» **Task details**: Output each line of the material exactly as it stands.

» **Data provided**:
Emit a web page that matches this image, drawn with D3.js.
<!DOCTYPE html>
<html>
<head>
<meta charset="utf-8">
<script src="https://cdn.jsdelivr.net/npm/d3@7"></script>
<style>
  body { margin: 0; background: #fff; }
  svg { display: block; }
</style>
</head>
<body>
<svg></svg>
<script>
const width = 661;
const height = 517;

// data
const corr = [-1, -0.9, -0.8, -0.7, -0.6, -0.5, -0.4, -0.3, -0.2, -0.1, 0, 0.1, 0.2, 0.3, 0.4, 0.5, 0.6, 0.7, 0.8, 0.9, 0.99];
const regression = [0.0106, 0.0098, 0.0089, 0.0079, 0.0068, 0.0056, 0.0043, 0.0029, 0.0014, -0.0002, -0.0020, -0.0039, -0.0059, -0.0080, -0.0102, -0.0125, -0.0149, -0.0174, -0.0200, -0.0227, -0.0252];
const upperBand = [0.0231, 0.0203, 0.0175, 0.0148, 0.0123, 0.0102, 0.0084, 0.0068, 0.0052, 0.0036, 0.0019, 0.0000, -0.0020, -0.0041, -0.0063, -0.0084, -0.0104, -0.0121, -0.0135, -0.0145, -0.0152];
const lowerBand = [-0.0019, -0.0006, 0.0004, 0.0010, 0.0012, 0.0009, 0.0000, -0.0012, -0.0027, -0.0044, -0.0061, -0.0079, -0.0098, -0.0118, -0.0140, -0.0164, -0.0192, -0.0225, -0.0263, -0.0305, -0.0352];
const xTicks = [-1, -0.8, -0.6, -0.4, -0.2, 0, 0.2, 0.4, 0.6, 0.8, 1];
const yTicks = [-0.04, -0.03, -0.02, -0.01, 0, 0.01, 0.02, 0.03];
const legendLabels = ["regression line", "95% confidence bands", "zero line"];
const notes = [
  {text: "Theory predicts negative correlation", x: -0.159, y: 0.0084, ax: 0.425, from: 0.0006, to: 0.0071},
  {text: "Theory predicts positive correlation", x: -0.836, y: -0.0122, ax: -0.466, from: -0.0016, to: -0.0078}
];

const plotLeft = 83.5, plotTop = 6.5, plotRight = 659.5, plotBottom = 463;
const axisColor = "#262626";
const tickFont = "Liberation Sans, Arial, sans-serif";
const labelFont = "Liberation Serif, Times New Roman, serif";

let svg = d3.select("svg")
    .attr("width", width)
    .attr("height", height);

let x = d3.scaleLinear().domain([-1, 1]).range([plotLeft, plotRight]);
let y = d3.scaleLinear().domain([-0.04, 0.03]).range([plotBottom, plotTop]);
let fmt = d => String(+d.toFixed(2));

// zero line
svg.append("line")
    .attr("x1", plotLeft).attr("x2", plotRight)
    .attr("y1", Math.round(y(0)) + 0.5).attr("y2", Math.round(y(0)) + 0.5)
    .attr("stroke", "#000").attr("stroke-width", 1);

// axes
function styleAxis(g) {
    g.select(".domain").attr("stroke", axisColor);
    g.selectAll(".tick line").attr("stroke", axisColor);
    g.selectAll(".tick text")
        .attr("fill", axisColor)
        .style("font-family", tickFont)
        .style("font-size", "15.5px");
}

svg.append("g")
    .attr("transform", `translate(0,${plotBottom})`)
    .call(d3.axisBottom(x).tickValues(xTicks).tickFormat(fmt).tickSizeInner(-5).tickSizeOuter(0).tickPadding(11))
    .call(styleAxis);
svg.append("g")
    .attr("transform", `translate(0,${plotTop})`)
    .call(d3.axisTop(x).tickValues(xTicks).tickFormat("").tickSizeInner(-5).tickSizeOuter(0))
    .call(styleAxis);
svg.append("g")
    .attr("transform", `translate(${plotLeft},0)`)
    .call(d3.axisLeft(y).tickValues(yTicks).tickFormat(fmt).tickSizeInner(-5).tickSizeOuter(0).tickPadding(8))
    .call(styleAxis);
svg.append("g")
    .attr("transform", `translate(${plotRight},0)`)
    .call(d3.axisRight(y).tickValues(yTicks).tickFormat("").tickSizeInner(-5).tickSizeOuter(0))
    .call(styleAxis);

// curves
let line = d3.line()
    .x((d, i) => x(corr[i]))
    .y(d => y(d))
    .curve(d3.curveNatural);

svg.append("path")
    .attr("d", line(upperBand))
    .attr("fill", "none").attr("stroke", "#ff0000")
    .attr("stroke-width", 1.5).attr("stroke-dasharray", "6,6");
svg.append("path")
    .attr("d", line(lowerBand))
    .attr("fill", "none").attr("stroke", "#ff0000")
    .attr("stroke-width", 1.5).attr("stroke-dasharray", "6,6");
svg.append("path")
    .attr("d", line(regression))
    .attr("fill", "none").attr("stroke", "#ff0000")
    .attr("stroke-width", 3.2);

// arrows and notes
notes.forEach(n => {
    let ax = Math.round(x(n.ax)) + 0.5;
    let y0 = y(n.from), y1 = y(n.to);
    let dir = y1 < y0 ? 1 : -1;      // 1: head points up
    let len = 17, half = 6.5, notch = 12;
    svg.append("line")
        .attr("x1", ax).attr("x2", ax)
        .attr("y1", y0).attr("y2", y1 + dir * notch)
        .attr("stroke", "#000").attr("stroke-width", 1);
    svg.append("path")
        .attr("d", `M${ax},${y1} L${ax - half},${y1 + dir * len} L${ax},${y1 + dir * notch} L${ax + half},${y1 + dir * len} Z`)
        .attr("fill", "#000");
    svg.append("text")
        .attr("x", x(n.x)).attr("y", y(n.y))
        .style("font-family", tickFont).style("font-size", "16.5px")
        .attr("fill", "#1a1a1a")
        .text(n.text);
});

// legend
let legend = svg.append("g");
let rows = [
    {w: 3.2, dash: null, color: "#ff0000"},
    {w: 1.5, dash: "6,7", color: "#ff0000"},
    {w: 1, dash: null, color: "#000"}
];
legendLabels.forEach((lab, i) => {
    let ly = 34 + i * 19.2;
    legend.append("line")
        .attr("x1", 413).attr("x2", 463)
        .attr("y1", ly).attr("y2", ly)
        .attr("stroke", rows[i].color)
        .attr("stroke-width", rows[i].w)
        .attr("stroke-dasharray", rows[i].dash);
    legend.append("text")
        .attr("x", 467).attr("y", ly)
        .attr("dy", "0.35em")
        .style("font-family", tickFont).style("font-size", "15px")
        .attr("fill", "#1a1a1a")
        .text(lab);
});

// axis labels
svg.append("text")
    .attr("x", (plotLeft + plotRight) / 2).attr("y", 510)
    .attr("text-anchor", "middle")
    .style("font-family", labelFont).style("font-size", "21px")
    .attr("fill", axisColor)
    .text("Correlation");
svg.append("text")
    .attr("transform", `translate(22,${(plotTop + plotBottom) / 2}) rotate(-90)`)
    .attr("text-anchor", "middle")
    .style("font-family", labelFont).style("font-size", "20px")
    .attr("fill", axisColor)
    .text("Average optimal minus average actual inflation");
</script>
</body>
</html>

» **Full output**:
Emit a web page that matches this image, drawn with D3.js.
<!DOCTYPE html>
<html>
<head>
<meta charset="utf-8">
<script src="https://cdn.jsdelivr.net/npm/d3@7"></script>
<style>
  body { margin: 0; background: #fff; }
  svg { display: block; }
</style>
</head>
<body>
<svg></svg>
<script>
const width = 661;
const height = 517;

// data
const corr = [-1, -0.9, -0.8, -0.7, -0.6, -0.5, -0.4, -0.3, -0.2, -0.1, 0, 0.1, 0.2, 0.3, 0.4, 0.5, 0.6, 0.7, 0.8, 0.9, 0.99];
const regression = [0.0106, 0.0098, 0.0089, 0.0079, 0.0068, 0.0056, 0.0043, 0.0029, 0.0014, -0.0002, -0.0020, -0.0039, -0.0059, -0.0080, -0.0102, -0.0125, -0.0149, -0.0174, -0.0200, -0.0227, -0.0252];
const upperBand = [0.0231, 0.0203, 0.0175, 0.0148, 0.0123, 0.0102, 0.0084, 0.0068, 0.0052, 0.0036, 0.0019, 0.0000, -0.0020, -0.0041, -0.0063, -0.0084, -0.0104, -0.0121, -0.0135, -0.0145, -0.0152];
const lowerBand = [-0.0019, -0.0006, 0.0004, 0.0010, 0.0012, 0.0009, 0.0000, -0.0012, -0.0027, -0.0044, -0.0061, -0.0079, -0.0098, -0.0118, -0.0140, -0.0164, -0.0192, -0.0225, -0.0263, -0.0305, -0.0352];
const xTicks = [-1, -0.8, -0.6, -0.4, -0.2, 0, 0.2, 0.4, 0.6, 0.8, 1];
const yTicks = [-0.04, -0.03, -0.02, -0.01, 0, 0.01, 0.02, 0.03];
const legendLabels = ["regression line", "95% confidence bands", "zero line"];
const notes = [
  {text: "Theory predicts negative correlation", x: -0.159, y: 0.0084, ax: 0.425, from: 0.0006, to: 0.0071},
  {text: "Theory predicts positive correlation", x: -0.836, y: -0.0122, ax: -0.466, from: -0.0016, to: -0.0078}
];

const plotLeft = 83.5, plotTop = 6.5, plotRight = 659.5, plotBottom = 463;
const axisColor = "#262626";
const tickFont = "Liberation Sans, Arial, sans-serif";
const labelFont = "Liberation Serif, Times New Roman, serif";

let svg = d3.select("svg")
    .attr("width", width)
    .attr("height", height);

let x = d3.scaleLinear().domain([-1, 1]).range([plotLeft, plotRight]);
let y = d3.scaleLinear().domain([-0.04, 0.03]).range([plotBottom, plotTop]);
let fmt = d => String(+d.toFixed(2));

// zero line
svg.append("line")
    .attr("x1", plotLeft).attr("x2", plotRight)
    .attr("y1", Math.round(y(0)) + 0.5).attr("y2", Math.round(y(0)) + 0.5)
    .attr("stroke", "#000").attr("stroke-width", 1);

// axes
function styleAxis(g) {
    g.select(".domain").attr("stroke", axisColor);
    g.selectAll(".tick line").attr("stroke", axisColor);
    g.selectAll(".tick text")
        .attr("fill", axisColor)
        .style("font-family", tickFont)
        .style("font-size", "15.5px");
}

svg.append("g")
    .attr("transform", `translate(0,${plotBottom})`)
    .call(d3.axisBottom(x).tickValues(xTicks).tickFormat(fmt).tickSizeInner(-5).tickSizeOuter(0).tickPadding(11))
    .call(styleAxis);
svg.append("g")
    .attr("transform", `translate(0,${plotTop})`)
    .call(d3.axisTop(x).tickValues(xTicks).tickFormat("").tickSizeInner(-5).tickSizeOuter(0))
    .call(styleAxis);
svg.append("g")
    .attr("transform", `translate(${plotLeft},0)`)
    .call(d3.axisLeft(y).tickValues(yTicks).tickFormat(fmt).tickSizeInner(-5).tickSizeOuter(0).tickPadding(8))
    .call(styleAxis);
svg.append("g")
    .attr("transform", `translate(${plotRight},0)`)
    .call(d3.axisRight(y).tickValues(yTicks).tickFormat("").tickSizeInner(-5).tickSizeOuter(0))
    .call(styleAxis);

// curves
let line = d3.line()
    .x((d, i) => x(corr[i]))
    .y(d => y(d))
    .curve(d3.curveNatural);

svg.append("path")
    .attr("d", line(upperBand))
    .attr("fill", "none").attr("stroke", "#ff0000")
    .attr("stroke-width", 1.5).attr("stroke-dasharray", "6,6");
svg.append("path")
    .attr("d", line(lowerBand))
    .attr("fill", "none").attr("stroke", "#ff0000")
    .attr("stroke-width", 1.5).attr("stroke-dasharray", "6,6");
svg.append("path")
    .attr("d", line(regression))
    .attr("fill", "none").attr("stroke", "#ff0000")
    .attr("stroke-width", 3.2);

// arrows and notes
notes.forEach(n => {
    let ax = Math.round(x(n.ax)) + 0.5;
    let y0 = y(n.from), y1 = y(n.to);
    let dir = y1 < y0 ? 1 : -1;      // 1: head points up
    let len = 17, half = 6.5, notch = 12;
    svg.append("line")
        .attr("x1", ax).attr("x2", ax)
        .attr("y1", y0).attr("y2", y1 + dir * notch)
        .attr("stroke", "#000").attr("stroke-width", 1);
    svg.append("path")
        .attr("d", `M${ax},${y1} L${ax - half},${y1 + dir * len} L${ax},${y1 + dir * notch} L${ax + half},${y1 + dir * len} Z`)
        .attr("fill", "#000");
    svg.append("text")
        .attr("x", x(n.x)).attr("y", y(n.y))
        .style("font-family", tickFont).style("font-size", "16.5px")
        .attr("fill", "#1a1a1a")
        .text(n.text);
});

// legend
let legend = svg.append("g");
let rows = [
    {w: 3.2, dash: null, color: "#ff0000"},
    {w: 1.5, dash: "6,7", color: "#ff0000"},
    {w: 1, dash: null, color: "#000"}
];
legendLabels.forEach((lab, i) => {
    let ly = 34 + i * 19.2;
    legend.append("line")
        .attr("x1", 413).attr("x2", 463)
        .attr("y1", ly).attr("y2", ly)
        .attr("stroke", rows[i].color)
        .attr("stroke-width", rows[i].w)
        .attr("stroke-dasharray", rows[i].dash);
    legend.append("text")
        .attr("x", 467).attr("y", ly)
        .attr("dy", "0.35em")
        .style("font-family", tickFont).style("font-size", "15px")
        .attr("fill", "#1a1a1a")
        .text(lab);
});

// axis labels
svg.append("text")
    .attr("x", (plotLeft + plotRight) / 2).attr("y", 510)
    .attr("text-anchor", "middle")
    .style("font-family", labelFont).style("font-size", "21px")
    .attr("fill", axisColor)
    .text("Correlation");
svg.append("text")
    .attr("transform", `translate(22,${(plotTop + plotBottom) / 2}) rotate(-90)`)
    .attr("text-anchor", "middle")
    .style("font-family", labelFont).style("font-size", "20px")
    .attr("fill", axisColor)
    .text("Average optimal minus average actual inflation");
</script>
</body>
</html>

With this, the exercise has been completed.